Building the Cash Flow Forecast
Good capital budgeting lives or dies on the quality of the cash flow forecast. Analysts project incremental free cash flow — revenue minus operating costs and taxes, plus depreciation add-back, minus CapEx and changes in working capital. Two disciplines matter most: ignore sunk costs (money already spent is irrelevant) and include only incremental effects (cannibalization of existing products counts as a cost). A terminal or salvage value is added in the final year to capture the project's worth beyond the explicit forecast.

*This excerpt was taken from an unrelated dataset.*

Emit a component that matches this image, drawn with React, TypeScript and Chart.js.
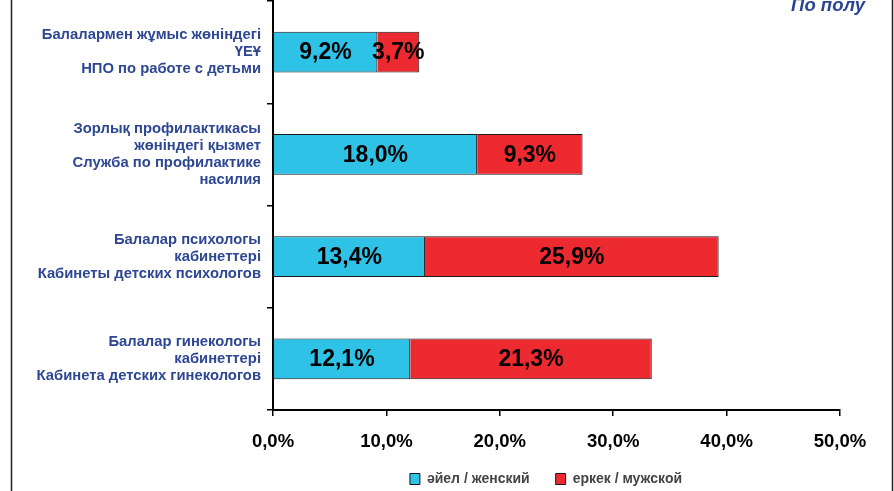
import React, { useEffect, useRef } from "react";
import { Chart, registerables } from "chart.js";

Chart.register(...registerables);

const categories: string[][] = [
  ["Балалармен жұмыс жөніндегі", "ҮЕҰ", "НПО по работе с детьми"],
  ["Зорлық профилактикасы", "жөніндегі қызмет", "Служба по профилактике", "насилия"],
  ["Балалар психологы", "кабинеттері", "Кабинеты детских психологов"],
  ["Балалар гинекологы", "кабинеттері", "Кабинета детских гинекологов"],
];
const femaleValues = [9.2, 18.0, 13.4, 12.1];
const maleValues = [3.7, 9.3, 25.9, 21.3];
const seriesNames = ["әйел / женский", "еркек / мужской"];
const xTicks = [0, 10, 20, 30, 40, 50];
const titleText = "По полу";

const FONT = "'Liberation Sans', Arial, sans-serif";
const fmt = (v: number) => v.toFixed(1).replace(".", ",") + "%";

const decorPlugin = {
  id: "decor",
  afterLayout(chart: any) {
    const lg = chart.legend;
    if (lg) {
      const d = 126;
      lg.left += d;
      lg.right += d;
      const h = lg.bottom - lg.top;
      lg.top = 446;
      lg.bottom = 446 + h;
    }
  },
  beforeDraw(chart: any) {
    const ctx = chart.ctx;
    ctx.save();
    ctx.strokeStyle = "#222";
    ctx.lineWidth = 1.5;
    ctx.beginPath();
    ctx.moveTo(11.5, 0);
    ctx.lineTo(11.5, chart.height);
    ctx.moveTo(892.5, 0);
    ctx.lineTo(892.5, chart.height);
    ctx.stroke();
    ctx.fillStyle = "#2a4494";
    ctx.font = `italic bold 18.5px ${FONT}`;
    ctx.textAlign = "right";
    ctx.textBaseline = "alphabetic";
    ctx.fillText(titleText, 865, 11);
    ctx.restore();
  },
  afterDatasetsDraw(chart: any) {
    const ctx = chart.ctx;
    ctx.save();
    ctx.fillStyle = "#000";
    ctx.font = `bold 23px ${FONT}`;
    ctx.textAlign = "center";
    ctx.textBaseline = "middle";
    chart.data.datasets.forEach((ds: any, di: number) => {
      const meta = chart.getDatasetMeta(di);
      meta.data.forEach((bar: any, i: number) => {
        const p = bar.getProps(["x", "y", "base"], true);
        const cx = (p.x + p.base) / 2;
        ctx.fillText(fmt(ds.data[i]), cx, p.y + 1);
      });
    });
    ctx.restore();
  },
};

export default function App() {
  const ref = useRef<HTMLCanvasElement>(null);
  useEffect(() => {
    if (!ref.current) return;
    const chart = new Chart(ref.current, {
      type: "bar",
      data: {
        labels: categories,
        datasets: [
          {
            label: seriesNames[0],
            data: femaleValues,
            backgroundColor: "#2ec3e6",
            borderColor: "#1a1a1a",
            borderWidth: 1,
            categoryPercentage: 1,
            barPercentage: 0.4,
          },
          {
            label: seriesNames[1],
            data: maleValues,
            backgroundColor: "#ee2a31",
            borderColor: "#1a1a1a",
            borderWidth: 1,
            categoryPercentage: 1,
            barPercentage: 0.4,
          },
        ],
      },
      options: {
        indexAxis: "y",
        responsive: false,
        animation: false,
        devicePixelRatio: 1,
        layout: { padding: { top: 1, right: 54, left: 0, bottom: 0 } },
        plugins: {
          tooltip: { enabled: false },
          legend: {
            position: "bottom",
            maxHeight: 40,
            labels: {
              boxWidth: 10,
              boxHeight: 11,
              padding: 26,
              color: "#444",
              font: { family: FONT, size: 14, weight: "bold" },
            },
          },
        },
        scales: {
          x: {
            stacked: true,
            min: 0,
            max: 50,
            afterBuildTicks: (scale: any) => {
              scale.ticks = xTicks.map((v) => ({ value: v }));
            },
            afterFit: (scale: any) => {
              scale.height = 41;
            },
            ticks: {
              color: "#000",
              padding: 15,
              font: { family: FONT, size: 18.5, weight: "bold" },
              callback: (v: any) => fmt(Number(v)),
            },
            grid: {
              drawOnChartArea: false,
              drawTicks: true,
              tickLength: 6,
              color: "#000",
              lineWidth: 1.5,
            },
            border: { display: true, color: "#000", width: 2 },
          },
          y: {
            stacked: true,
            afterFit: (scale: any) => {
              scale.width = 273;
              scale.paddingTop = 0;
              scale.paddingBottom = 0;
            },
            ticks: {
              color: "#2e4793",
              padding: 6,
              font: { family: FONT, size: 14.8, weight: "bold", lineHeight: 1.15 },
            },
            grid: {
              drawOnChartArea: false,
              drawTicks: true,
              tickLength: 6,
              color: "#000",
              lineWidth: 1.5,
            },
            border: { display: true, color: "#000", width: 2 },
          },
        },
      },
      plugins: [decorPlugin],
    } as any);
    return () => chart.destroy();
  }, []);
  return (
    <div style={{ position: "fixed", left: 0, top: 0, width: 894, height: 491, background: "#fff" }}>
      <canvas ref={ref} width={894} height={491} />
    </div>
  );
}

Worked Example — With Real Numbers
A company evaluates a $100M factory. It expects after-tax cash flows of $30M per year for 5 years, plus a $20M salvage value in year 5. At a 10% hurdle rate, the present value of the five $30M flows is about $113.7M, and the discounted salvage value adds about $12.4M, for a total PV of ~$126.1M. NPV = $126.1M - $100M = $26.1M (positive), so the project is approved. The IRR works out to roughly 18%, comfortably above the 10% hurdle, confirming the decision.
Key Takeaways
Capital budgeting is the framework for deciding which long-term, large-dollar projects to fund
NPV is the gold-standard method — accept any project with positive NPV at the hurdle rate
IRR is intuitive (a single % return) but can mislead with non-conventional cash flows or when comparing project sizes
Payback period is simple but ignores the time value of money and cash flows after payback
When NPV and IRR disagree on mutually exclusive projects, follow NPV — it measures absolute value created
Common Mistakes in Interviews
Ranking mutually exclusive projects by IRR instead of NPV — IRR ignores scale, so a small high-IRR project can be chosen over a larger, more valuable one
Using payback period as the primary criterion — it ignores the time value of money and everything past the payback date
Including sunk costs in the analysis — only incremental future cash flows matter
Forgetting to include changes in working capital and the terminal/salvage value of the project
How Interviewers Test This
Expect 'If a project has a positive NPV but an IRR below the hurdle rate, what do you do?' (trick — that's contradictory; positive NPV at the hurdle means IRR exceeds it). More common: 'You can pick one of two mutually exclusive projects — one has a higher IRR, one a higher NPV. Which do you choose?' Answer NPV, and explain that IRR ignores project scale and reinvestment assumptions.
Related Concepts
Directly referenced in this topic
Net Present Value (NPV)
Net Present Value (NPV) is the difference between the present value of all expec...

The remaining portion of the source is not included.